En general, la mayoría de nuestros actos, ya sean voluntarios o no, acarrean consecuencias de algún tipo. Y pienso que los abogados y las abogadas no toman debida nota del modo en que el ejercicio de la profesión repercute de forma negativa en la vida social.
Estamos rodeados de abogados y abogadas que hacen diferentes cosas: profesores/as, jueces/zas, litigantes, burócratas o doctrinarios/as, pero todxs comparten una matriz cultural constituida por un conjunto de hábitos de trabajo, ciertas creencias, rutinas y valoraciones. Esta matriz cultural que moldea a los abogados y abogadas se ha ido conformando históricamente por la práctica de la abogacía, cualquiera sea el lugar en que se desempeñe.
No hace falta aclarar que esta “cultura de los abogadxs” no goza del prestigio que, por alguna extraña ceguera, quienes la conforman creen poseer. La sociedad (con buenas razones) les adjudica a los abogadxs y a su trabajo una serie de males cuyas consecuencias no parecen registrar: no contribuye a solucionar los conflictos sociales, por el contrario, muchas veces los provocan, poner de manifiesto la debilidad institucional y gran parte de las perversiones de nuestro sistema político.
Debiéramos preguntarnos la razón de los defectos de la cultura jurídica, más allá de la desidia, la costumbre y el conservadurismo que les son propios, y si es posible modificarla.
Es claro que tales males no son un fenómeno meteorológico, sino que la reproducción de las prácticas nefastas de la abogacía se enseña en nuestras Escuelas de Leyes, y se manifiestan en la administración de Justicia y en la interacción viciosa entre la cultura jurídica y la cultura política.
La enseñanza tradicional del Derecho se refiere básicamente al mero saber forense, sin ningún poder explicativo, aprendemos la naturaleza jurídica de los contratos, de las sociedades, a recitar artículos de memoria, y los estudiantes deben soportar la soberbia de los profesores y profesoras que se sienten miembros de alguna casta privilegiada que a las vacaciones les llaman feria y a las hojas, fojas. Resulta excepcional encontrarse con profesores o profesoras capaces de trasmitir una visión del derecho capaz de gestionar los conflictos sociales; capaces de dar una visión realista de lo que sucede en los tribunales y, mucho más excepcional aún, capaces de entusiasmar a los estudiantes con la posibilidad de modificar el actual estado de cosas.
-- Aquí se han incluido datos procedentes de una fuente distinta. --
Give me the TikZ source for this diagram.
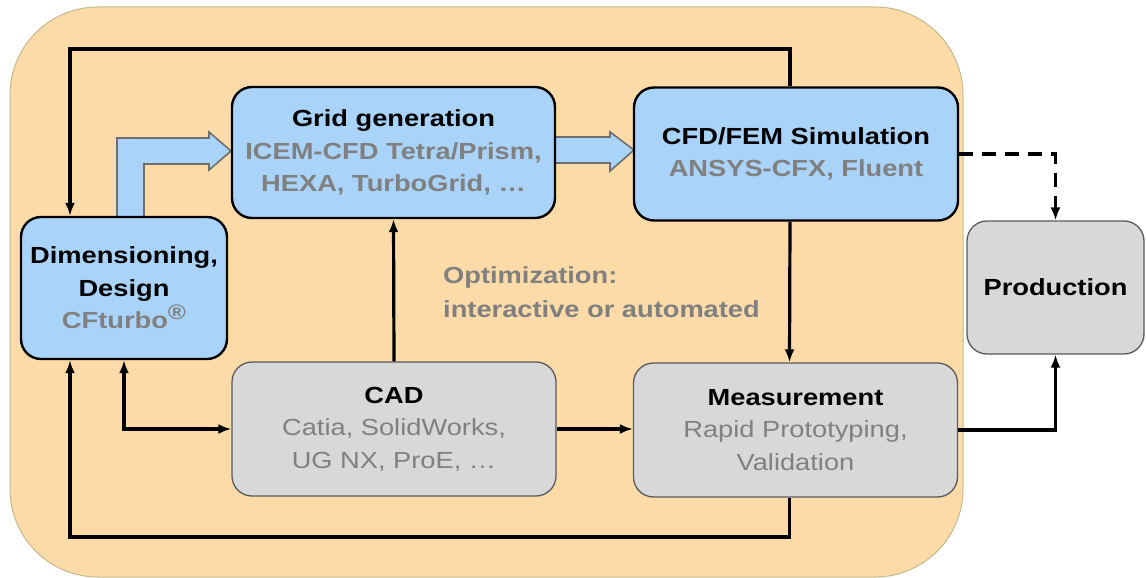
\documentclass[tikz,border=0pt]{standalone}
\usepackage{fontspec}
\setmainfont{Liberation Sans}[FakeStretch=1.17]
\usetikzlibrary{arrows.meta}
\definecolor{bgpeach}{RGB}{252,219,168}
\definecolor{bgline}{RGB}{196,186,140}
\definecolor{boxblue}{RGB}{170,211,250}
\definecolor{boxgray}{RGB}{216,216,216}
\definecolor{txtgray}{RGB}{128,128,128}
\definecolor{edgegray}{RGB}{90,90,90}
\definecolor{blockedge}{RGB}{110,110,110}
\tikzset{
  base/.style={rounded corners=20, align=center, inner sep=0pt,
    font=\fontsize{23.3}{32.5}\selectfont},
  bluebox/.style={base, fill=boxblue, draw=black, line width=2.4},
  graybox/.style={base, fill=boxgray, draw=edgegray, line width=1.3},
  conn/.style={line width=3.2, line join=miter, -{Latex[length=13,width=10]}},
  block/.style={fill=boxblue, draw=blockedge, line width=1.6, line join=miter},
}
\begin{document}
\begin{tikzpicture}[x=1pt,y=-1pt]
\useasboundingbox (0,0) rectangle (1146,578);
% background panel
\draw[fill=bgpeach, draw=bgline, line width=1, rounded corners=88] (10,7) rectangle (963,577);

% block arrows
\draw[block] (117,218) -- (117,138) -- (209,138) -- (209,132) -- (231,151) -- (209,170) -- (209,164) -- (144,164) -- (144,218);
\draw[block] (554,137) -- (610,137) -- (610,132) -- (634,150) -- (610,171) -- (610,163) -- (554,163);

% nodes
\node[bluebox, minimum width=206, minimum height=142] (dim) at (124,288)
  {\bfseries Dimensioning,\\\bfseries Design\\\bfseries\color{txtgray}CFturbo\raisebox{9pt}{\fontsize{21}{21}\selectfont\textregistered}};
\node[bluebox, minimum width=323, minimum height=131] (grid) at (393.5,152.5)
  {\bfseries Grid generation\\\bfseries\color{txtgray}ICEM-CFD Tetra/Prism,\\\bfseries\color{txtgray}HEXA, TurboGrid, \dots};
\node[bluebox, minimum width=324, minimum height=133] (cfd) at (796,154)
  {\bfseries CFD/FEM Simulation\\\bfseries\color{txtgray}ANSYS-CFX, Fluent};
\node[graybox, minimum width=177, minimum height=133] (prod) at (1055.5,287.5)
  {\bfseries Production};
\node[graybox, minimum width=324, minimum height=134] (cad) at (394,429)
  {\bfseries CAD\\\color{txtgray}Catia, SolidWorks,\\\color{txtgray}UG NX, ProE, \dots};
\node[graybox, minimum width=324, minimum height=134] (meas) at (795.5,430)
  {\bfseries Measurement\\\color{txtgray}Rapid Prototyping,\\\color{txtgray}Validation};
\node[base, anchor=west, align=left, text=txtgray, font=\fontsize{23.3}{34}\selectfont\bfseries] (opt) at (443,292)
  {Optimization:\\interactive or automated};

% connectors
\coordinate (tl) at (70,49);
\coordinate (bl) at (70,537);
\draw[conn] ([xshift=-6]cfd.north) |- (tl) -- (tl |- dim.north);
\draw[conn] ([xshift=-6]meas.south) |- (bl) -- (bl |- dim.south);
\draw[line width=3.2, {Latex[length=13,width=10]}-{Latex[length=13,width=10]}, line join=miter] (dim.south) |- (cad.west);
\draw[conn] (cad.north) -- (grid.south);
\draw[conn] (cad.east) -- (cad.east -| meas.west);
\draw[conn] ([xshift=-6]cfd.south) -- ([xshift=-6]meas.north);
\draw[conn] (meas.east) -| (prod.south);
\draw[conn, dash pattern=on 14 off 9] (cfd.east) -| (prod.north);
\end{tikzpicture}
\end{document}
Por su parte, resulta extraño que los abogados, que asumen importantes críticas a la administración de Justicia, se refieren a ella como si no formaran parte y no colaboraran abiertamente a su descrédito. Al mismo tiempo que se quejan de problemas endémicos tienen una autopercepción de su trabajo como si pertenecieran a otra galaxia: se jactan de sus erudición y subestiman los reclamos como si no tuvieran nada que ver en el asunto, siempre se saludan como felicitándose, no se sabe de qué, y a pesar de que la Asamblea del año XIII en nuestro país abolió los títulos de nobleza, firman sus escritos refiriéndose a los jueces como “Su Señoría, o “Vuestra Excelencia”, y se despiden pidiéndole a dios que los guarde.
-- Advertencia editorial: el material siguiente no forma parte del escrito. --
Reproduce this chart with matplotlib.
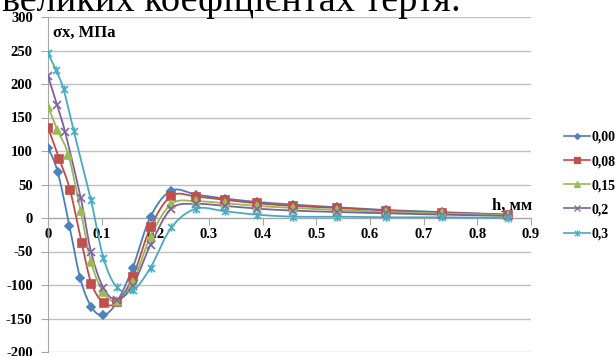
import numpy as np
import matplotlib
matplotlib.use('Agg')
import matplotlib.pyplot as plt
from matplotlib.path import Path

# товщина шару h, мм і напруження σx, МПа для кожного коефіцієнта тертя
h_000 = [0, 0.018, 0.040, 0.060, 0.081, 0.103, 0.128, 0.158, 0.191, 0.230, 0.276, 0.330, 0.389, 0.457, 0.538, 0.629, 0.734, 0.857]
s_000 = [105, 69, -12, -90, -133, -145, -126, -74, 2, 41, 35, 29, 24, 20, 16, 12, 9, 5]

h_008 = [0, 0.021, 0.041, 0.063, 0.081, 0.104, 0.128, 0.158, 0.191, 0.230, 0.276, 0.330, 0.389, 0.457, 0.538, 0.629, 0.734, 0.857]
s_008 = [135, 88, 42, -38, -98, -127, -126, -88, -14, 33, 32, 27, 22, 18, 15, 11, 8, 5]

h_015 = [0, 0.017, 0.038, 0.061, 0.080, 0.103, 0.128, 0.158, 0.191, 0.230, 0.276, 0.330, 0.389, 0.457, 0.538, 0.629, 0.734, 0.857]
s_015 = [166, 132, 94, 10, -65, -111, -124, -96, -28, 21, 25, 22, 18, 15, 12, 9, 7, 4]

h_02 = [0, 0.017, 0.032, 0.061, 0.080, 0.103, 0.128, 0.158, 0.191, 0.230, 0.276, 0.330, 0.389, 0.457, 0.538, 0.629, 0.734, 0.857]
s_02 = [212, 168, 128, 30, -50, -104, -122, -101, -40, 14, 21, 18, 14, 11, 9, 7, 5, 3]

h_03 = [0, 0.015, 0.029, 0.048, 0.080, 0.103, 0.128, 0.158, 0.191, 0.230, 0.276, 0.330, 0.389, 0.457, 0.538, 0.629, 0.734, 0.857]
s_03 = [246, 221, 192, 130, 27, -59, -103, -108, -74, -14, 14, 10, 5, 2, 2, 1, 1, 0]

labels = ['0,00', '0,08', '0,15', '0,2', '0,3']
x_ticks = [0, 0.1, 0.2, 0.3, 0.4, 0.5, 0.6, 0.7, 0.8, 0.9]
y_ticks = [-200, -150, -100, -50, 0, 50, 100, 150, 200, 250, 300]

matplotlib.rcParams['font.family'] = 'Liberation Serif'
matplotlib.rcParams['font.weight'] = 'bold'
matplotlib.rcParams['axes.unicode_minus'] = False

# зірочка як в Excel: хрестик + вертикальна риска
star = Path([(-1, -1), (1, 1), (-1, 1), (1, -1), (0, -1.2), (0, 1.2)],
            [Path.MOVETO, Path.LINETO, Path.MOVETO, Path.LINETO, Path.MOVETO, Path.LINETO])


def smooth(xs, ys, n=24):
    """Згладжена лінія через точки (кубічні Безьє, як у Excel)"""
    pts = np.column_stack([xs, ys]).astype(float)
    P = np.vstack([pts[0], pts, pts[-1]])
    t = np.linspace(0, 1, n)[:, None]
    out = []
    for i in range(1, len(P) - 2):
        p0, p1, p2, p3 = P[i - 1], P[i], P[i + 1], P[i + 2]
        c1 = p1 + (p2 - p0) / 6
        c2 = p2 - (p3 - p1) / 6
        out.append((1 - t) ** 3 * p1 + 3 * (1 - t) ** 2 * t * c1 + 3 * (1 - t) * t ** 2 * c2 + t ** 3 * p2)
    seg = np.vstack(out)
    return seg[:, 0], seg[:, 1]


series = [
    (h_000, s_000, '#4a7ebb', '#4f81bd', 'D', 4.5),
    (h_008, s_008, '#be4b48', '#c0504d', 's', 5.5),
    (h_015, s_015, '#98b954', '#9bbb59', '^', 5.5),
    (h_02, s_02, '#7d60a0', '#8064a2', 'x', 5.5),
    (h_03, s_03, '#46aac5', '#4bacc6', star, 6),
]

fig = plt.figure(figsize=(6.16, 3.56), dpi=100)
fig.patch.set_facecolor('white')
ax = fig.add_axes([48 / 616, 4 / 356, 483 / 616, 335 / 356])

handles = []
for (hx, sy, lc, mc, mk, ms), lab in zip(series, labels):
    sx, ss = smooth(hx, sy)
    ax.plot(sx, ss, color=lc, lw=1.3, zorder=3)
    ax.plot(hx, sy, ls='none', marker=mk, ms=ms, color=mc, mec=mc, mew=1.2, zorder=4)
    hd, = ax.plot([], [], color=lc, lw=1.2, marker=mk, ms=ms - 1.5, mfc=mc, mec=mc, mew=0.9)
    handles.append(hd)

ax.set_xlim(0, 0.9)
ax.set_ylim(-200, 300)
ax.set_yticks(y_ticks)
ax.set_yticklabels([str(v) for v in y_ticks])
ax.set_xticks(x_ticks)
ax.set_xticklabels(['0' if v == 0 else '%g' % v for v in x_ticks])

ax.grid(axis='y', color='#c0c0c0', lw=1)
ax.set_axisbelow(True)
for side in ['top', 'right']:
    ax.spines[side].set_visible(False)
ax.spines['bottom'].set_position(('data', 0))
ax.spines['bottom'].set_color('#a6a6a6')
ax.spines['left'].set_color('#a6a6a6')
ax.tick_params(axis='y', direction='out', length=5, color='#a6a6a6', labelsize=10.5, pad=6)
ax.tick_params(axis='x', direction='out', length=5, color='#a6a6a6', labelsize=10.5, pad=2)
for lab in ax.get_xticklabels() + ax.get_yticklabels():
    lab.set_fontweight('bold')

ax.text(0.01, 277, 'σx, МПа', fontsize=12, fontweight='bold', va='center', ha='left')
ax.text(0.828, 18, 'h, мм', fontsize=12, fontweight='bold', va='center', ha='left')

fig.legend(handles, labels, loc='upper left', bbox_to_anchor=(557 / 616, 1 - 124 / 356),
           frameon=False, handlelength=1.9, handletextpad=0.1,
           labelspacing=0.8, borderpad=0, prop={'weight': 'bold', 'size': 10})

fig.text(0.004, 1 - 11 / 356, 'великих коефіцієнтах тертя:', fontsize=27.5, fontweight='normal',
         ha='left', va='baseline')

fig.savefig('out.png', dpi=100)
Las virtudes asociadas a los jueces, la independencia y la neutralidad, han pasado a ser parte del discurso judicial del establishment, no como algo que hay que defender con prácticas efectivas, sino como si gozaran de tales virtudes por la gracia divina. Pareciera que no toman nota de la obvia distancia que existe entre el derecho de los “señores” y el derecho de los marginados de siempre y de los atropellos del poder. Pienso que esta falta de registro no es una actitud ingenua, sino que, a través de mecanismos incluso menos visibles, como la falta de transparencia de la cultura del trámite y su lenguaje incomprensible, los abogadxs construyen y esconden sus privilegios, colaborando con los vicios de la política y del menos democrático de los poderes del Estado.
Con este panorama, existen buenas razones para que los ciudadanos desconfíen de los abogadxs y de la administración de Justicia. ¿Quién en su sano juicio le recomendaría a un habitante de nuestro país que se quede tranquilo frente a sus conflictos dejándolos “en manos de la Justicia”?
¿Acaso este estado de cosas es imposible de modificar? ¿Acaso hay que soportarlo como si se tratara del mal tiempo? En ese sentido, existen muchos abogados y abogadas que invierten sus conocimientos, su tiempo y sus energías para tratar de reformar las prácticas que conforman esta “cultura jurídica”. Hay conocimientos técnicos, hay perspectiva crítica y militante y capacidad de trabajo.
Si no tomamos nota del modo en que los abogadxs contribuimos a consolidar el descrédito de la Justicia, la corrupción y la degradación institucional, o somos torpes, o -lo que es peor- cómplices de las desgracias que denunciamos.